On a besoin d’un endroit d’où l’on peut partir et où l’on peut revenir. Quand tu as une maison, tu as ton propre espace et c’est à toi de décider qui a le droit d’y entrer. Chez moi, je peux me reposer et faire une pause.

Le pouf en cuir est l’un de mes articles préférés. J’y passe beaucoup de temps à jouer à la Playstation. Un match de hockey sur glace est mon préféré.  Une fois, j’y ai joué pendant 14 heures d’affilée. »

Heikki, 58 ans

Trois photos visibles côte à côte présentent des vues d’un appartement, dont une chaise blanche sur laquelle sont posés plusieurs badges d’identification où figure le nom de festivals de musique, un canapé-lit avec des étagères visibles à l’arrière-plan ainsi qu’un fauteuil vert sur lequel on voit une pile de journaux.

Photo : Kaisu Kaplin

« Mon canapé est si confortable que j’utilise rarement mon lit. Je m’endors souvent ici avec la télé allumée. Ma vie se passe principalement à l’extérieur, mais le soir, je n’ai plus besoin de trouver un endroit où me poser – je peux m’endormir sur mon propre canapé et c’est si indispensable.

Je vis dans ce studio depuis un peu plus de deux ans. Pour moi, le fait d’avoir mon propre espace et le sentiment de contrôle sont les choses les plus importantes. Je peux décider d’ouvrir ou de fermer la porte pour me protéger du monde extérieur.

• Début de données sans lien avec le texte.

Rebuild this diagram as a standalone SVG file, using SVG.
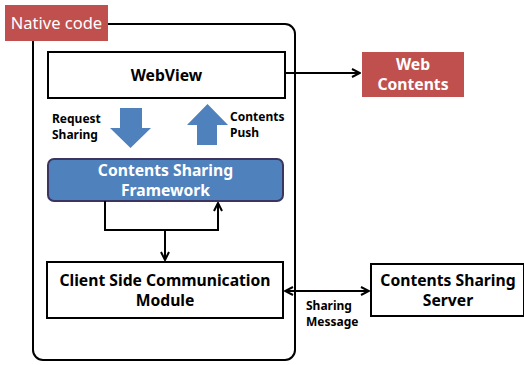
<svg xmlns="http://www.w3.org/2000/svg" width="524" height="365" viewBox="0 0 524 365">
  <style>
    text { font-family: "Noto Sans", "Open Sans", "Liberation Sans", sans-serif; text-anchor: middle; }
    .box { fill: #fff; stroke: #000; stroke-width: 2; }
    .red { fill: #C0504D; }
    .bold { font-weight: bold; font-size: 15.7px; fill: #000; }
    .white { font-weight: bold; font-size: 15.7px; fill: #fff; }
    .small { font-weight: bold; font-size: 12px; fill: #000; text-anchor: start; }
    .line { fill: none; stroke: #000; stroke-width: 2; }
    .blue { fill: #4F81BD; }
  </style>
  <defs>
    <marker id="arrow" viewBox="0 0 10 10" refX="9" refY="5" markerWidth="5" markerHeight="5" orient="auto-start-reverse" markerUnits="strokeWidth">
      <path d="M1,1 L9,5 L1,9" fill="none" stroke="#000" stroke-width="2"/>
    </marker>
  </defs>

  <rect width="524" height="365" fill="#fff"/>

  <!-- native code container -->
  <g id="native">
    <rect x="33" y="24" width="262" height="336" rx="10" class="line"/>
    <rect x="5" y="5" width="103" height="36" class="red"/>
    <text x="56.5" y="29" style="font-size:16.5px;fill:#fff">Native code</text>
  </g>

  <g id="webview">
    <rect x="48" y="52" width="237" height="46" class="box"/>
    <text x="166.5" y="81" class="bold">WebView</text>
  </g>

  <g id="web-contents">
    <rect x="362" y="52" width="102" height="45" class="red"/>
    <text x="413" y="69.5" class="white"><tspan x="413">Web</tspan><tspan x="413" dy="20">Contents</tspan></text>
  </g>

  <g id="request-sharing">
    <polygon points="120,108 142,108 142,128 151,128 130.5,148 110,128 120,128" class="blue"/>
    <text x="52" y="123" class="small"><tspan x="52">Request</tspan><tspan x="52" dy="16">Sharing</tspan></text>
  </g>

  <g id="contents-push">
    <polygon points="207.5,104 228,125 217,125 217,145 197,145 197,125 187,125" class="blue"/>
    <text x="230" y="121" class="small"><tspan x="230">Contents</tspan><tspan x="230" dy="16">Push</tspan></text>
  </g>

  <g id="framework">
    <rect x="48" y="159" width="235" height="42" rx="6" fill="#4F81BD" stroke="#3B3560" stroke-width="2"/>
    <text x="165.5" y="175.5" class="white"><tspan x="165.5">Contents Sharing</tspan><tspan x="165.5" dy="20">Framework</tspan></text>
  </g>

  <g id="client">
    <rect x="47" y="262" width="236" height="56" class="box"/>
    <text x="165" y="286" class="bold"><tspan x="165">Client Side Communication</tspan><tspan x="165" dy="20">Module</tspan></text>
  </g>

  <g id="server">
    <rect x="371" y="264" width="153" height="52" class="box"/>
    <text x="448" y="286" class="bold"><tspan x="448">Contents Sharing</tspan><tspan x="448" dy="20">Server</tspan></text>
  </g>

  <g id="connectors">
    <path d="M285,73 H360" class="line" marker-end="url(#arrow)"/>
    <path d="M105,201 V230 H218 V203" class="line" marker-end="url(#arrow)"/>
    <path d="M165,230 V260" class="line" marker-end="url(#arrow)"/>
    <path d="M285,291 H369" class="line" marker-start="url(#arrow)" marker-end="url(#arrow)"/>
    <text x="306" y="310" class="small"><tspan x="306">Sharing</tspan><tspan x="306" dy="16">Message</tspan></text>
  </g>
</svg>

Ma maison est mon havre de paix, et je ne me soucie pas tellement des choses matérielles qui s’y trouvent. La plupart de mes meubles ont été donnés et je m’en sers surtout pour empiler des vêtements et des papiers. Je voulais quand même des meubles ; ce serait horrible de vivre avec un simple matelas.

Ces cartes d’accès au festival Puistoblues sont mon bien le plus précieux, et j’ai aussi beaucoup d’affiches de Puistoblues. Je suis bénévole au festival depuis des années et j’apprécie vraiment l’esprit d’équipe que nous avons avec le groupe de bénévoles. Les cartes d’accès me rappellent les étés passés et les bons moments qui nous attendent l’été prochain aussi. »

Leena, Heikki et Markku sont des clients des unités Rinnekodit du programme Housing First. Leurs noms ont été modifiés pour protéger leur intimité.